## Start
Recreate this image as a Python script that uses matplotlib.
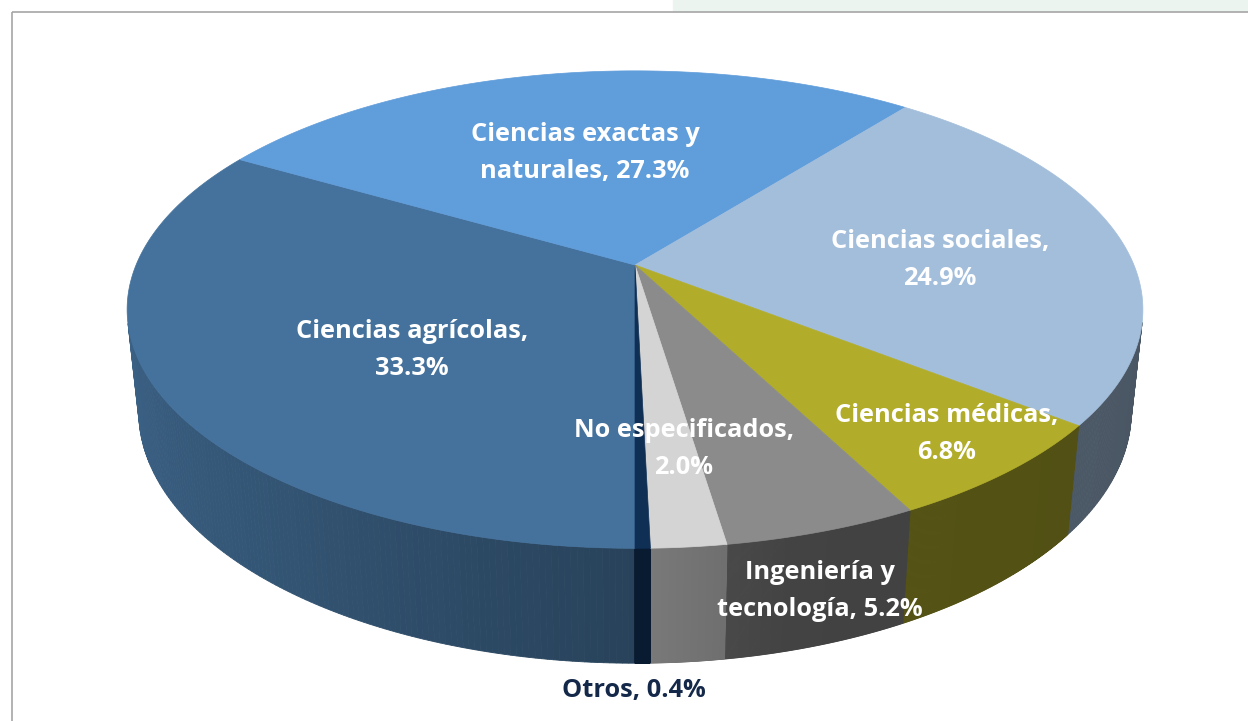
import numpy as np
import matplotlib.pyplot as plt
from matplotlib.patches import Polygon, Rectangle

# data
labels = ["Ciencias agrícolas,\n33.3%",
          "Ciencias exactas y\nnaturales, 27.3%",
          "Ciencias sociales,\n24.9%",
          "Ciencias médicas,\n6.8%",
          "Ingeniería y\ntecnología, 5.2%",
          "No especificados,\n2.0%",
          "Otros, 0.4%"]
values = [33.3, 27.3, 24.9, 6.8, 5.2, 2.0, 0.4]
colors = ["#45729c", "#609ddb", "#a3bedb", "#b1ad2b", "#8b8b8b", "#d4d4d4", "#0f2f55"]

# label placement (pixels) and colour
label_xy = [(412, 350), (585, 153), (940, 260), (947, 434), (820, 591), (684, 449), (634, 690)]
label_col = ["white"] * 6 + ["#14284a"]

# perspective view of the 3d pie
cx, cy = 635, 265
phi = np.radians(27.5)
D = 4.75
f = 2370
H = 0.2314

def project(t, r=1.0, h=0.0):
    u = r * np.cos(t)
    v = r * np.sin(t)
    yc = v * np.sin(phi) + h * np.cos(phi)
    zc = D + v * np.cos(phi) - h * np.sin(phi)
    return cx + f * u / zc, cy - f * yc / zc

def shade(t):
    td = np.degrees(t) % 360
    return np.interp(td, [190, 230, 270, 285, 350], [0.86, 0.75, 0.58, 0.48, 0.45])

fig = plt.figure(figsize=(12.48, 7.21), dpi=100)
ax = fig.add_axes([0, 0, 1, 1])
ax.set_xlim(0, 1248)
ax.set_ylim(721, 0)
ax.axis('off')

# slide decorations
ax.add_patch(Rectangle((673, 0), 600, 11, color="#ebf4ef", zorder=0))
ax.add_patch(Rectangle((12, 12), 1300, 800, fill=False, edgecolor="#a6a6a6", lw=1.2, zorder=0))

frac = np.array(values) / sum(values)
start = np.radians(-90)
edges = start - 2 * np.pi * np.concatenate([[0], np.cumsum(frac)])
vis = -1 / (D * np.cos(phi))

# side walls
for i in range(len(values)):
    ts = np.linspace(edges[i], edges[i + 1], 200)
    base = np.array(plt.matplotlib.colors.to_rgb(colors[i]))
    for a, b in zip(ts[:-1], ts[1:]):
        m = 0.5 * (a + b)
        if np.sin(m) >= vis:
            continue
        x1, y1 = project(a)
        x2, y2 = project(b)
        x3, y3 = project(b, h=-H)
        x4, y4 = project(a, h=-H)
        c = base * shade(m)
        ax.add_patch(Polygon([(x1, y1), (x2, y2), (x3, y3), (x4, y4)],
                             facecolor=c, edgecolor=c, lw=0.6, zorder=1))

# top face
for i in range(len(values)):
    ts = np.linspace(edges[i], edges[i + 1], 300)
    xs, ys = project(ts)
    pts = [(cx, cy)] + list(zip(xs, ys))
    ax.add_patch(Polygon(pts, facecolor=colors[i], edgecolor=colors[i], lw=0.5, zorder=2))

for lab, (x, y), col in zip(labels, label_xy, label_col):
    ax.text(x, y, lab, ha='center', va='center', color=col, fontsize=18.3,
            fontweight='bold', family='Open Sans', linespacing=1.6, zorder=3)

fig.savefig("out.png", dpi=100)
## End
* **Brief**:
Word for word, quote the lines above. Omit the pictures.

* **Completed exercise**:
Recreate this image as a Python script that uses matplotlib.
import numpy as np
import matplotlib.pyplot as plt
from matplotlib.patches import Polygon, Rectangle

# data
labels = ["Ciencias agrícolas,\n33.3%",
          "Ciencias exactas y\nnaturales, 27.3%",
          "Ciencias sociales,\n24.9%",
          "Ciencias médicas,\n6.8%",
          "Ingeniería y\ntecnología, 5.2%",
          "No especificados,\n2.0%",
          "Otros, 0.4%"]
values = [33.3, 27.3, 24.9, 6.8, 5.2, 2.0, 0.4]
colors = ["#45729c", "#609ddb", "#a3bedb", "#b1ad2b", "#8b8b8b", "#d4d4d4", "#0f2f55"]

# label placement (pixels) and colour
label_xy = [(412, 350), (585, 153), (940, 260), (947, 434), (820, 591), (684, 449), (634, 690)]
label_col = ["white"] * 6 + ["#14284a"]

# perspective view of the 3d pie
cx, cy = 635, 265
phi = np.radians(27.5)
D = 4.75
f = 2370
H = 0.2314

def project(t, r=1.0, h=0.0):
    u = r * np.cos(t)
    v = r * np.sin(t)
    yc = v * np.sin(phi) + h * np.cos(phi)
    zc = D + v * np.cos(phi) - h * np.sin(phi)
    return cx + f * u / zc, cy - f * yc / zc

def shade(t):
    td = np.degrees(t) % 360
    return np.interp(td, [190, 230, 270, 285, 350], [0.86, 0.75, 0.58, 0.48, 0.45])

fig = plt.figure(figsize=(12.48, 7.21), dpi=100)
ax = fig.add_axes([0, 0, 1, 1])
ax.set_xlim(0, 1248)
ax.set_ylim(721, 0)
ax.axis('off')

# slide decorations
ax.add_patch(Rectangle((673, 0), 600, 11, color="#ebf4ef", zorder=0))
ax.add_patch(Rectangle((12, 12), 1300, 800, fill=False, edgecolor="#a6a6a6", lw=1.2, zorder=0))

frac = np.array(values) / sum(values)
start = np.radians(-90)
edges = start - 2 * np.pi * np.concatenate([[0], np.cumsum(frac)])
vis = -1 / (D * np.cos(phi))

# side walls
for i in range(len(values)):
    ts = np.linspace(edges[i], edges[i + 1], 200)
    base = np.array(plt.matplotlib.colors.to_rgb(colors[i]))
    for a, b in zip(ts[:-1], ts[1:]):
        m = 0.5 * (a + b)
        if np.sin(m) >= vis:
            continue
        x1, y1 = project(a)
        x2, y2 = project(b)
        x3, y3 = project(b, h=-H)
        x4, y4 = project(a, h=-H)
        c = base * shade(m)
        ax.add_patch(Polygon([(x1, y1), (x2, y2), (x3, y3), (x4, y4)],
                             facecolor=c, edgecolor=c, lw=0.6, zorder=1))

# top face
for i in range(len(values)):
    ts = np.linspace(edges[i], edges[i + 1], 300)
    xs, ys = project(ts)
    pts = [(cx, cy)] + list(zip(xs, ys))
    ax.add_patch(Polygon(pts, facecolor=colors[i], edgecolor=colors[i], lw=0.5, zorder=2))

for lab, (x, y), col in zip(labels, label_xy, label_col):
    ax.text(x, y, lab, ha='center', va='center', color=col, fontsize=18.3,
            fontweight='bold', family='Open Sans', linespacing=1.6, zorder=3)

fig.savefig("out.png", dpi=100)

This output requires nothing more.